**Source excerpt:**
-- BEGIN --

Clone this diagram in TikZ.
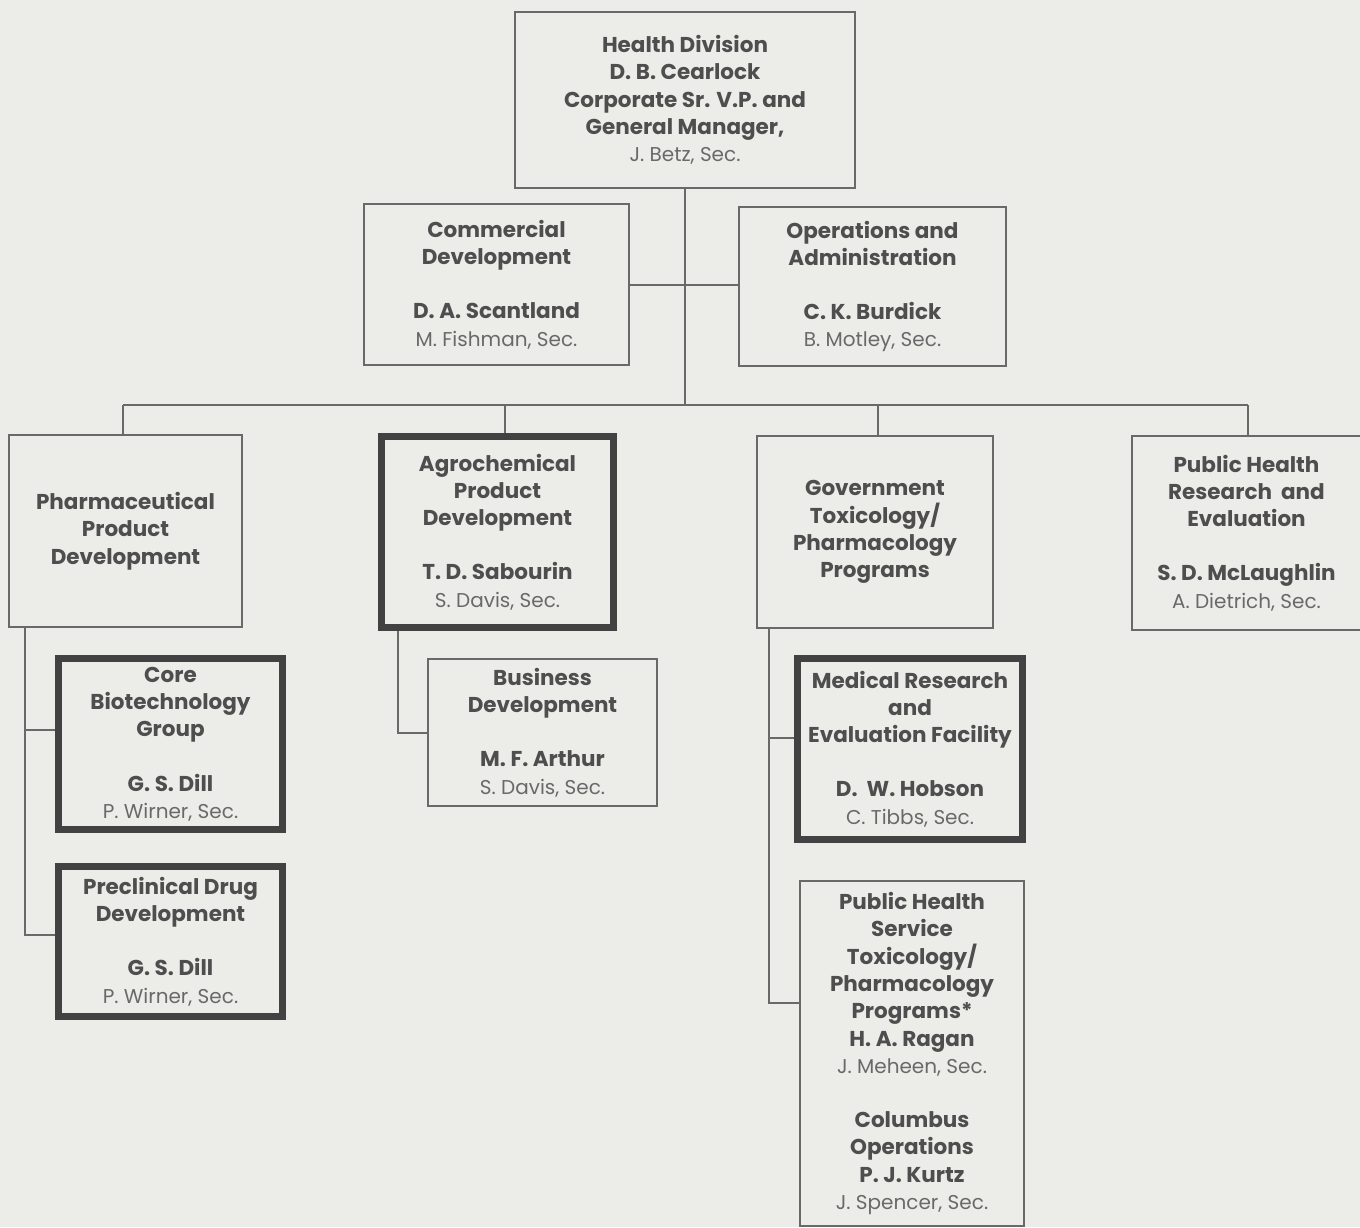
\documentclass[tikz,border=0pt]{standalone}
\usepackage{fontspec}
\setmainfont{Poppins}
\definecolor{paper}{RGB}{236,236,233}
\definecolor{ink}{RGB}{78,78,78}
\definecolor{inklight}{RGB}{105,105,105}
\definecolor{rule}{RGB}{105,105,105}
\newcommand\secline[1]{{\mdseries\fontsize{20}{27.3}\selectfont\color{inklight}#1}}
\tikzset{
  unit/.style={draw=rule, line width=2pt, fill=paper, rectangle, inner sep=0pt,
    align=center, text=ink, font=\bfseries\fontsize{21.5}{27.3}\selectfont},
  keyunit/.style={unit, line width=7pt, draw=ink!85!black},
  conn/.style={draw=rule, line width=2pt},
}
\begin{document}
\begin{tikzpicture}[x=1pt,y=-1pt]
\fill[paper] (0,0) rectangle (1360,1227);
\useasboundingbox (0,0) rectangle (1360,1227);

% division head
\node[unit, minimum width=340, minimum height=176] (top) at (685,100)
  {Health Division\\ D. B. Cearlock\\ Corporate Sr. V.P. and\\ General Manager,\\ \secline{J. Betz, Sec.}};

% staff units
\node[unit, minimum width=265, minimum height=161] (cd) at (496.5,284.5)
  {Commercial\\ Development\\[27pt] D. A. Scantland\\ \secline{M. Fishman, Sec.}};
\node[unit, minimum width=267, minimum height=159] (oa) at (872.5,286.5)
  {Operations and\\ Administration\\[27pt] C. K. Burdick\\ \secline{B. Motley, Sec.}};

% line departments
\node[unit, minimum width=233, minimum height=192] (pharm) at (125.5,531)
  {Pharmaceutical\\ Product\\ Development};
\node[keyunit, minimum width=232, minimum height=191] (agro) at (497.5,532)
  {Agrochemical\\ Product\\ Development\\[27pt] T. D. Sabourin\\ \secline{S. Davis, Sec.}};
\node[unit, minimum width=236, minimum height=192] (gov) at (875,532)
  {Government\\ Toxicology/\\ Pharmacology\\ Programs};
\node[unit, minimum width=229, minimum height=194] (phre) at (1246.5,533)
  {Public Health\\ Research\ \ and\\ Evaluation\\[27pt] S. D. McLaughlin\\ \secline{A. Dietrich, Sec.}};

% sub-units
\node[keyunit, minimum width=224, minimum height=171] (core) at (170.5,744)
  {Core\\ Biotechnology\\ Group\\[27pt] G. S. Dill\\ \secline{P. Wirner, Sec.}};
\node[keyunit, minimum width=224, minimum height=150] (pre) at (170.5,941.5)
  {Preclinical Drug\\ Development\\[27pt] G. S. Dill\\ \secline{P. Wirner, Sec.}};
\node[unit, minimum width=229, minimum height=147] (biz) at (542.5,732.5)
  {Business\\ Development\\[27pt] M. F. Arthur\\ \secline{S. Davis, Sec.}};
\node[keyunit, minimum width=225, minimum height=181] (med) at (910,749)
  {Medical Research\\ and\\ Evaluation Facility\\[27pt] D.\ \ W. Hobson\\ \secline{C. Tibbs, Sec.}};
\node[unit, minimum width=224, minimum height=345] (phs) at (912,1053.5)
  {Public Health\\ Service\\ Toxicology/\\ Pharmacology\\ Programs*\\ H. A. Ragan\\ \secline{J. Meheen, Sec.}\\[27pt]
   Columbus\\ Operations\\ P. J. Kurtz\\ \secline{J. Spencer, Sec.}};

% connectors: head to staff and departments
\coordinate (busL) at (123,405);
\coordinate (busR) at (1248,405);
\coordinate (dA) at (505,405);
\coordinate (dG) at (878,405);
\draw[conn] (top.south) -- (top.south |- busL);
\draw[conn] (cd.east) -- (cd.east -| oa.west);
\draw[conn] (busL) -- (busR);
\draw[conn] (busL) -- (busL |- pharm.north);
\draw[conn] (dA) -- (dA |- agro.north);
\draw[conn] (dG) -- (dG |- gov.north);
\draw[conn] (busR) -- (busR |- phre.north);

% connectors: departments to sub-units
\coordinate (pS) at (25,627);
\draw[conn] (pS) -- (25,935) -- (25,935 -| pre.west);
\draw[conn] (25,730) -- (25,730 -| core.west);
\coordinate (aS) at (398,631);
\draw[conn] (aS) -- (aS |- biz.west) -- (biz.west);
\coordinate (gS) at (769,628);
\draw[conn] (gS) -- (769,1003) -- (769,1003 -| phs.west);
\draw[conn] (769,738) -- (769,738 -| med.west);
\end{tikzpicture}
\end{document}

-- END --

**Exercise objective:** Extract, word for word, each line from the top of the data down to and including the line with "and\\ Administration\\[27pt] C."; skip the pictures.

**Full response:**
Clone this diagram in TikZ.
\documentclass[tikz,border=0pt]{standalone}
\usepackage{fontspec}
\setmainfont{Poppins}
\definecolor{paper}{RGB}{236,236,233}
\definecolor{ink}{RGB}{78,78,78}
\definecolor{inklight}{RGB}{105,105,105}
\definecolor{rule}{RGB}{105,105,105}
\newcommand\secline[1]{{\mdseries\fontsize{20}{27.3}\selectfont\color{inklight}#1}}
\tikzset{
  unit/.style={draw=rule, line width=2pt, fill=paper, rectangle, inner sep=0pt,
    align=center, text=ink, font=\bfseries\fontsize{21.5}{27.3}\selectfont},
  keyunit/.style={unit, line width=7pt, draw=ink!85!black},
  conn/.style={draw=rule, line width=2pt},
}
\begin{document}
\begin{tikzpicture}[x=1pt,y=-1pt]
\fill[paper] (0,0) rectangle (1360,1227);
\useasboundingbox (0,0) rectangle (1360,1227);

% division head
\node[unit, minimum width=340, minimum height=176] (top) at (685,100)
  {Health Division\\ D. B. Cearlock\\ Corporate Sr. V.P. and\\ General Manager,\\ \secline{J. Betz, Sec.}};

% staff units
\node[unit, minimum width=265, minimum height=161] (cd) at (496.5,284.5)
  {Commercial\\ Development\\[27pt] D. A. Scantland\\ \secline{M. Fishman, Sec.}};
\node[unit, minimum width=267, minimum height=159] (oa) at (872.5,286.5)
  {Operations and\\ Administration\\[27pt] C. K. Burdick\\ \secline{B. Motley, Sec.}};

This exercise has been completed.